Over the period of the study, a wide range of menopausal symptoms decreased, but the greatest improvement was seen in the melatonin group, and this was statistically significant.

Dr Lee said: “The authors suggested that improved mood, anxiety, and depressive symptoms might be due to the effect of melatonin to improve sleep.”

On top of that, in a 2021 review of 24 studies on melatonin and women’s health, melatonin was shown to improve sleep quality in menopausal women complaining of difficulty with sleep.

Dr Lee said: “In one open-label study, a group of menopausal women with sleep impairment took 3mg melatonin at night for three months.

“Better sleep quality was demonstrated by improvements on the sleep polysomnogram (brain electrical activity test), with improved sleep efficiency, a larger amount of REM sleep, and reduced night-time awakenings. Study participants also reported improved insomnia”

While the benefits of melatonin seem to be small and only equate to an extra eight minutes of sleep per night, it’s still something.

Dr Lee said: “If you are severely sleep-deprived, eight minutes are better than nothing.

“Response to treatment varies and some women report marked improvement.

“However, sleep specialists recommend that for best results, melatonin is taken in conjunction with Cognitive Behavioural Therapy (CBT).”

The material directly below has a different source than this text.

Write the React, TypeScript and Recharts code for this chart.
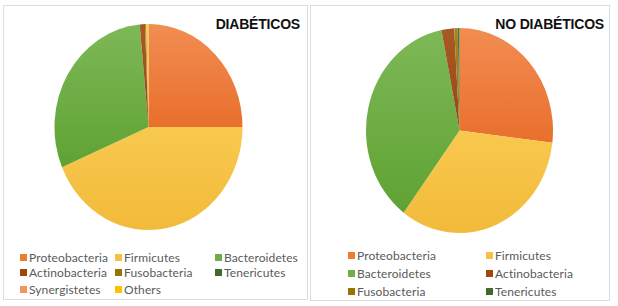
import React from 'react';
import { PieChart, Pie, Cell } from 'recharts';

const diabCategories = ['Proteobacteria', 'Firmicutes', 'Bacteroidetes', 'Actinobacteria', 'Fusobacteria', 'Tenericutes', 'Synergistetes', 'Others'];
const diabValues = [25.0, 43.6, 29.9, 0.9, 0.15, 0.05, 0.05, 0.35];

const noDiabCategories = ['Proteobacteria', 'Firmicutes', 'Bacteroidetes', 'Actinobacteria', 'Fusobacteria', 'Tenericutes'];
const noDiabValues = [26.9, 33.3, 36.7, 2.2, 0.6, 0.3];

const palette: Record<string, [string, string]> = {
  Proteobacteria: ['#F28D52', '#E96F2C'],
  Firmicutes: ['#F8C94E', '#F2BA3A'],
  Bacteroidetes: ['#7DB957', '#5FA232'],
  Actinobacteria: ['#A85A26', '#974612'],
  Fusobacteria: ['#A88422', '#94720E'],
  Tenericutes: ['#4C7433', '#3F6428'],
  Synergistetes: ['#F3A06A', '#EE8F55'],
  Others: ['#FFCB3A', '#F6C026'],
};

const legendColor: Record<string, string> = {
  Proteobacteria: '#ED7D31',
  Firmicutes: '#F6C142',
  Bacteroidetes: '#70AD47',
  Actinobacteria: '#9E480E',
  Fusobacteria: '#997300',
  Tenericutes: '#43682B',
  Synergistetes: '#F1975A',
  Others: '#FFC000',
};

const gradId = (name: string) => 'g-' + name;

// the source image is a little squashed sideways, so the pie is an ellipse
const squash = 1.096;

function LegendBlock({ names, cols, rows }: { names: string[]; cols: number[]; rows: number[] }) {
  return (
    <>
      {names.map((n, i) => {
        const c = i % cols.length;
        const r = Math.floor(i / cols.length);
        return (
          <div
            key={n}
            style={{
              position: 'absolute',
              left: cols[c],
              top: rows[r] - 8,
              height: 16,
              display: 'flex',
              alignItems: 'center',
              fontFamily: 'Lato, "Open Sans", sans-serif',
              fontSize: 12,
              letterSpacing: 0.1,
              color: '#5A5A5A',
              whiteSpace: 'nowrap',
            }}
          >
            <span style={{ display: 'inline-block', width: 7, height: 7, background: legendColor[n], marginRight: 2 }} />
            {n}
          </div>
        );
      })}
    </>
  );
}

function Panel({ left, width, height, title, titleRight, names, values, cx, cy, r, legendCols, legendRows }: any) {
  const data = names.map((n: string, i: number) => ({ name: n, value: values[i] }));
  return (
    <div style={{ position: 'absolute', left, top: 5, width, height, border: '1px solid #DADDE2', boxSizing: 'border-box', background: '#fff' }}>
      <div style={{ position: 'absolute', left: 0, top: 0, transform: `scaleY(${squash})`, transformOrigin: `0px ${cy}px` }}>
        <PieChart width={width - 2} height={240} margin={{ top: 0, right: 0, bottom: 0, left: 0 }}>
          <defs>
            {Object.keys(palette).map((k) => (
              <linearGradient key={k} id={gradId(k)} x1="0" y1="0" x2="0" y2="1">
                <stop offset="0%" stopColor={palette[k][0]} />
                <stop offset="100%" stopColor={palette[k][1]} />
              </linearGradient>
            ))}
          </defs>
          <Pie
            data={data}
            dataKey="value"
            nameKey="name"
            cx={cx}
            cy={cy}
            outerRadius={r}
            startAngle={90}
            endAngle={-270}
            stroke="none"
            isAnimationActive={false}
          >
            {data.map((d: any) => (
              <Cell key={d.name} fill={`url(#${gradId(d.name)})`} />
            ))}
          </Pie>
        </PieChart>
      </div>
      <div
        style={{
          position: 'absolute',
          right: titleRight,
          top: 10,
          fontFamily: '"Liberation Sans", Arial, sans-serif',
          fontWeight: 700,
          fontSize: 14,
          letterSpacing: -0.2,
          color: '#111',
        }}
      >
        {title}
      </div>
      <LegendBlock names={names} cols={legendCols} rows={legendRows} />
    </div>
  );
}

export default function App() {
  return (
    <div style={{ position: 'absolute', left: 0, top: 0, width: 618, height: 306, background: '#fff', overflow: 'hidden' }}>
      <Panel
        left={3}
        width={305}
        height={295}
        title="DIABÉTICOS"
        titleRight={7}
        names={diabCategories}
        values={diabValues}
        cx={144.5}
        cy={121}
        r={94}
        legendCols={[16, 111, 211]}
        legendRows={[251, 266, 283]}
      />
      <Panel
        left={310}
        width={300}
        height={296}
        title="NO DIABÉTICOS"
        titleRight={5}
        names={noDiabCategories}
        values={noDiabValues}
        cx={148.5}
        cy={124.5}
        r={93.5}
        legendCols={[37, 175]}
        legendRows={[249, 267.5, 285.5]}
      />
    </div>
  );
}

Melatonin is unlikely to produce a good improvement unless other factors such as following a good sleep hygiene regime and having a fixed routine are in place.

If you fancy trying melatonin, Dr Lee recommends taking 2mg to 6mg at night an hour or two before bedtime.

Start with a low dose and increase the dose after a few nights if you have had no response, as some people get a better response at lower doses.

Dr Lee added: “Your doctor may prescribe a slow-release preparation, such as Circadin, which releases melatonin slowly into your body during the night over a period of hours.

“Melatonin patches may be an alternative option, although sleep experts are sceptical about their effectiveness.”

Certain foods contain melatonin, so you could also try eating these for your evening meal.

Examples include eggs, fish, nuts, tomatoes, mushrooms, and strawberries.

Melatonin should not be taken by women who are pregnant or breastfeeding, by anyone with a bleeding disorder, high blood pressure, depression, epilepsy, or who is currently immune suppressed.

Melatonin should also not be taken by anyone taking the following medications:

  • Hormonal contraception
  • Fluvoxamine
  • Anticoagulant (blood-thinning) medication
  • Diabetes medication
  • Immune suppressants
  • Antihypertensive drugs e.g. nifedipine
  • Anti-arrhythmic agents e.g. verapamil

Always check with your GP if you take any regular medication before starting melatonin.

Melatonin has only been studied in terms of long term use, for two years. However, so far, this appears to be safe.

The most common side effects are headache, dizziness, daytime sleepiness, and depression. You should not drive or operate heavy machinery within four to five hours of taking melatonin.

Melatonin has only mild hypnotic effects and is not addictive.